Migration, Identity and Sovereignty - Deregulation of Capital Markets

Globalisation Encouraging Growth:
  • Globalisation has increased economic liberalism and deregulation of capital markets so there is more free trade, free markets, FDI and TNCs running globally
  • Countries attempt to attract more investment by having a ‘low tax’ regime or even a tax-haven (no taxes being paid)
  • This means that TNCs and the rich elite pay little or no tax therefore they keep more profits
  • Whilst the UK and USA are attractive countries for companies to invest, they have high corporation tax (20%) whereas some other countries (Switzerland) have low corporation tax therefore some companies move headquarters to that country in order to pay less.

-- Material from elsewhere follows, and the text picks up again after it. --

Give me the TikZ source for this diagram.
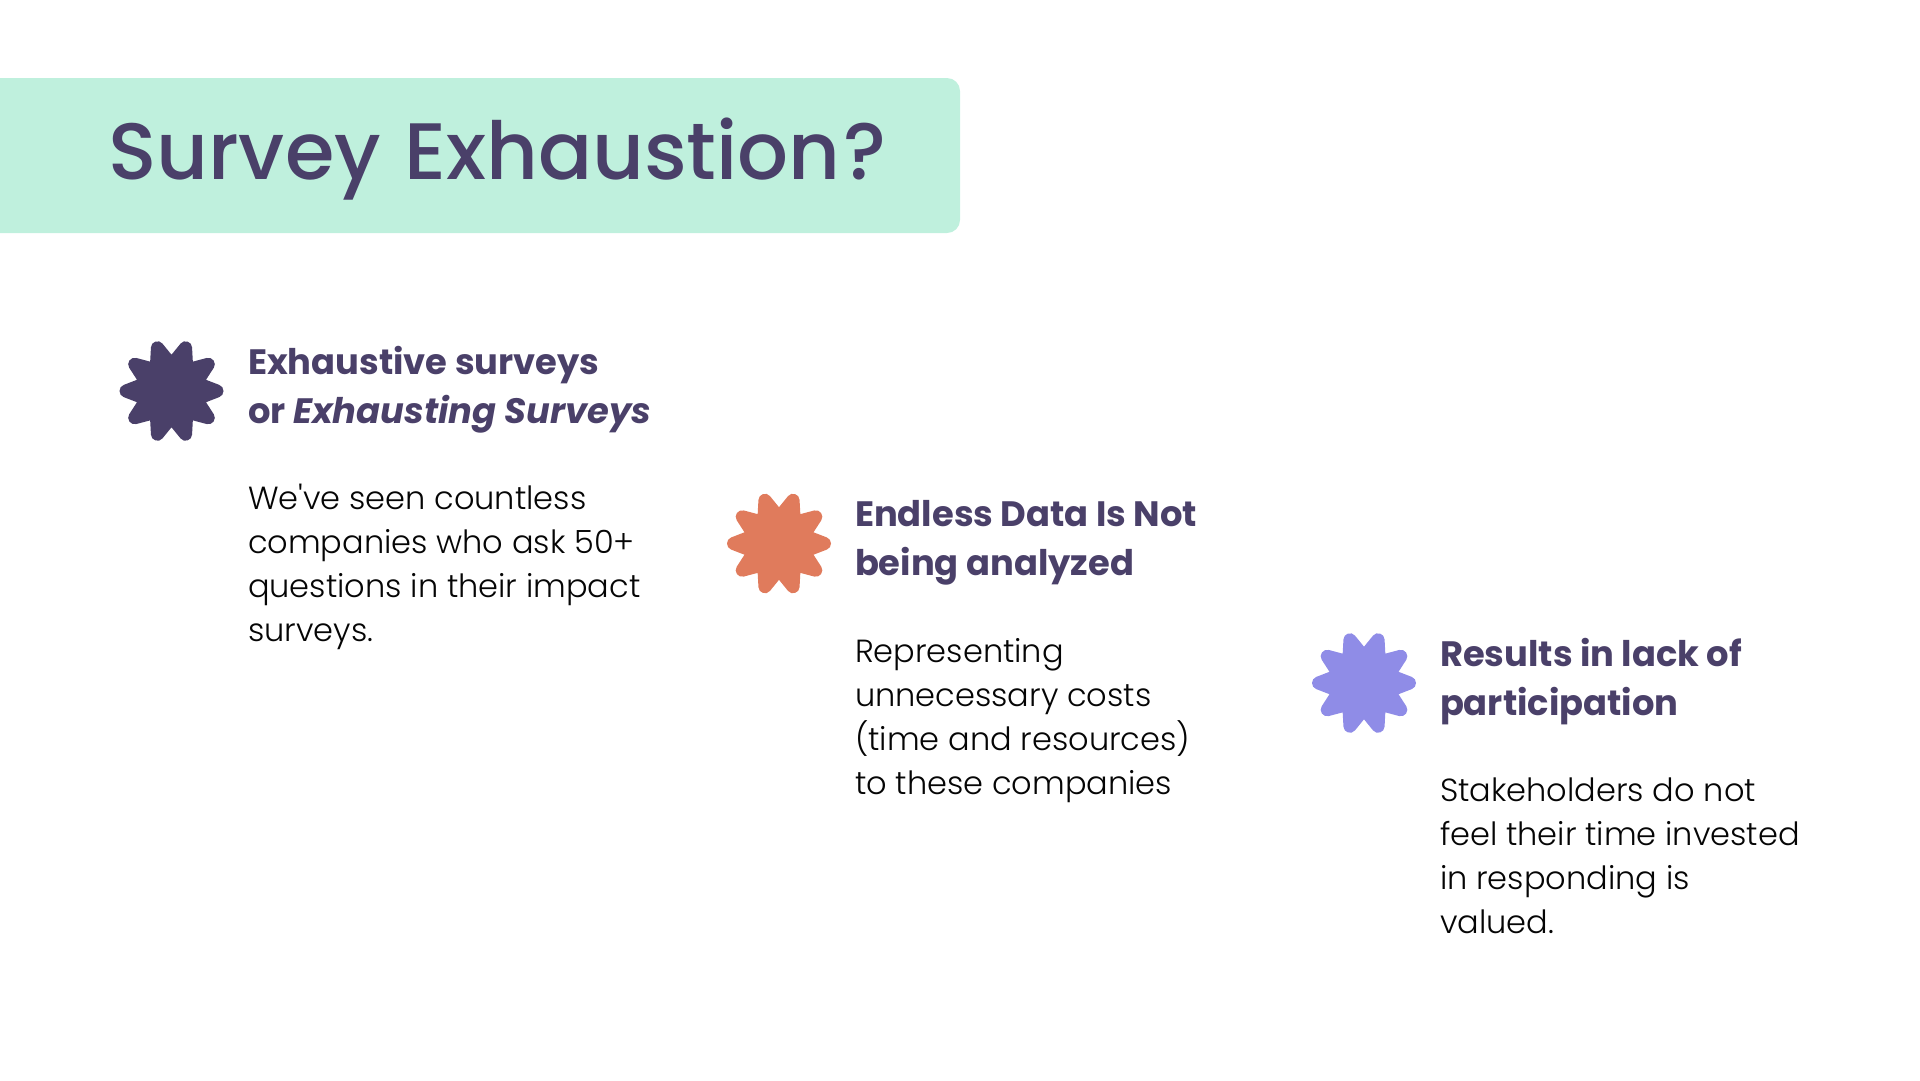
\documentclass[tikz,border=0pt]{standalone}
\usepackage{fontspec}
\setmainfont{Poppins}
\newfontfamily\popL{Poppins Light}
\newfontfamily\popM{Poppins Medium}
\newfontfamily\popB[ItalicFont={Poppins Bold Italic}]{Poppins Bold}
\definecolor{ink}{HTML}{4A4069}
\definecolor{mint}{HTML}{BFF0DD}
\definecolor{coral}{HTML}{E07B5C}
\definecolor{peri}{HTML}{8F8CE7}
\definecolor{bodyk}{HTML}{050505}
\tikzset{
  x=1pt,y=-1pt,
  headtext/.style={anchor=north west,inner sep=0pt,outer sep=0pt,align=left,text=ink,font=\popB\fontsize{35.3}{49}\selectfont},
  bodytext/.style={anchor=north west,inner sep=0pt,outer sep=0pt,align=left,text=bodyk,font=\popL\fontsize{32}{44}\selectfont},
  titletext/.style={anchor=base west,inner sep=0pt,outer sep=0pt,text=ink,font=\popM\fontsize{80}{90}\selectfont},
}
\newcommand{\starshape}[3]{%
  \path[fill=#3,draw=#3,line width=13pt,line join=round,shift={(#1,#2)}]
    (0:45.5) \foreach \i in {0,...,9} { -- (\i*36+18:26) -- (\i*36+36:45.5) } -- cycle;}
\begin{document}
\begin{tikzpicture}
\useasboundingbox (0,0) rectangle (1920,1080);
\fill[mint,rounded corners=13pt] (-30,78) rectangle (960,233);
\node[titletext] (title) at (108,179) {Survey\kern2.5pt{} Exhaustion\kern2.5pt?};
\starshape{171.5}{391}{ink}
\node[headtext] (h1) at (248,346) {Exhaustive surveys\\or \textit{Exhausting Surveys}};
\node[bodytext] (b1) at (248,484.5) {We've seen countless\\companies who ask 50+\\questions in their impact\\surveys.};
\starshape{779}{543.5}{coral}
\node[headtext] (h2) at (855,500) {Endless Data Is Not\\being analyzed};
\node[bodytext] (b2) at (855,638) {Representing\\unnecessary costs\\(time and resources)\\to these companies};
\starshape{1364}{683}{peri}
\node[headtext] (h3) at (1440,638) {Results in lack of\\participation};
\node[bodytext] (b3) at (1440,777.5) {Stakeholders do not\\feel their time invested\\in responding is\\valued.};
\end{tikzpicture}
\end{document}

Known as corporate migration
  • UK remains competitive as it has strong benefits such as skilled workers, English language and lots of other TNCs, government support, low corruption and high levels of security.
  • Companies use tax avoidance e.g Amazon who only paid 0.0001% of tax on their taking.
  • Google has headquarters in different places across the world, they have parent companies that are set up to allow transfer pricing of profits in order to avoid tax
  • Tax avoidance and low-tax regimes have advantages such as TNCs making money to develop better products and wages, also improves a country such as Ireland which has benefitted from investors.
  • Negatives: Reduces revenues that governments get from tax to spend on health, education. Ethically and morally wrong ultimately, it is an unavoidable consequence of free market capitalism and globalisation
Tax-Havens:
  • A more extreme way countries can use the global economic system to financially benefit. Smaller countries often struggle to grow a strong economy in traditional ways so they get rich individuals to place their earnings in a country and they do not get taxed as they would in the UK
  • Vital source of income for some smaller states that otherwise would be much poorer. They do however, tax money from larger states that need it to develop and grow.
  • IGOs and consumers have campaigned to clamp down on the issue such as the G20 have agreed to impose stricter regulations to make TNCs like Amazon and Google pay fairer tax
  • People can protest as they did in Starbucks which can actually harm some TNCs public perception and image of the company
Global Inequalities:
  • Growing development gaps are dominated by the rich core countries which can led to opposition movements.
  • The top 62 richest people in the world own more wealth than the bottom half. The global economy is dominated by rich TNCs.
  • Emerging countries like China tend to add to the situation but the poorest LDCs tend to lose out the most e.g Chad, Congo. But some argue that the system actually helps as dependency such as aids and loans can allow modernisation and development such as that seen in South Korea.
  • Alternatives to capitalism could be socialism as they attempt to put society and the people first but this can prove unsustainable as oil prices can fall and the Venezuelan economy has collapsed.
  • The capitalist world economic system dominates and it helps the developed countries most, can allow emerging middle-income countries to grow like China and Brazil.
  • Tax-havens are a negative effect that some countries use to compete and gain more investments to help them develop, whilst IGOs are attempting to clamp down on them, it is unlikely that socialism can replace capitalism in the long term.